July 21, 2010, Bagdad Theatre, Portland Oregon
Alexandra Cousteau, granddaughter of Jacques Cousteau, continues her family legacy with another journey, a 138-day interactive tour of the US, Canada and Mexico, to explore critical water issues. Accompanied by a production crew who film, broadcast, blog, and edit on a biodiesel bus, Ms. Cousteau will travel more than 14,500 miles to film water problems and host community watershed programs. The tour includes coverage of the dwindling Colorado River, the Gulf Coast plagued by the BP Oil Spill, the Great Lakes that are experiencing hot temperatures and low levels, Chesapeake Bay suffering from stormwater pollution and sewage, and the Tennessee Valley where coal ash and mountaintop removal mining poison the water.
On Day 20 of the tour that started in Washington DC, the crew appeared at the Bagdad Theatre in Portland after traveling from Vancouver BC. The Portland stop was sponsored by Willamette Riverkeeper, where Ms.

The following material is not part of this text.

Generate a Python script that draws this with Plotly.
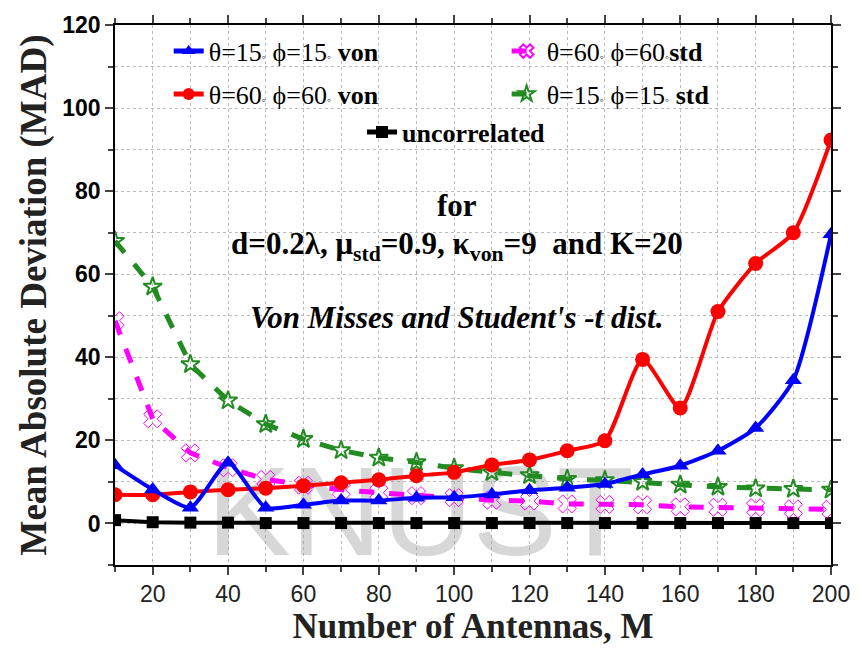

Cousteau discussed the project, showed film footage, and fielded questions from the audience. The Blue Legacy project was started in 2008 by Ms. Cousteau as a dedication to her grandfather’s famous call, “You have to go and see.”
Last year, Blue Legacy traveled 100 days across five continents to study global water problems, discovering similar themes among various cultures: water is a source of spirituality, conflict, and the basis of agribusiness. From the Ganges in India, the plains of Botswana, the Jordan River in Israel and Palestine, and the Cajun lands of the lower Mississippi River, a universal statement recorded from people of all these cultures shows how humanity has common ties, regardless of age, status, or religion: “Water is life.”
The Blue Legacy project teaches the lesson that “We are all downstream from one another.” Meaning, when anyone pollutes the water, it adversely affects everyone else along the stream.
The dead zone in the Gulf of Mexico is the one of the largest oxygen deprived ocean locations on the planet — it is the size of the state of New Jersey, and is caused by agricultural runoff along the Mississippi River. The great Colorado River, drained by thirsty regions such as Las Vegas, has not reached its delta and has not flowed to the ocean for 12 years.
Members of the Rosemere Neighborhood Association attending Ms. Cousteau’s presentation asked her about the increased occurrences of toxic algal blooms in surface water across the country, as has been experienced at Vancouver Lake and Lacamas Lake in Vancouver. Ms. Cousteau mentioned that red tides kill manatees, fish and sicken people in Florida, and that algal blooms are increasing due to stormwater pollution across the country. She urged everyone to contact their congressmen and elected officials to demand that municipalities increase programs to alleviate pollutant discharges to waterways.
Expedition Blue Planet 2010 will end in Washington DC on November 12.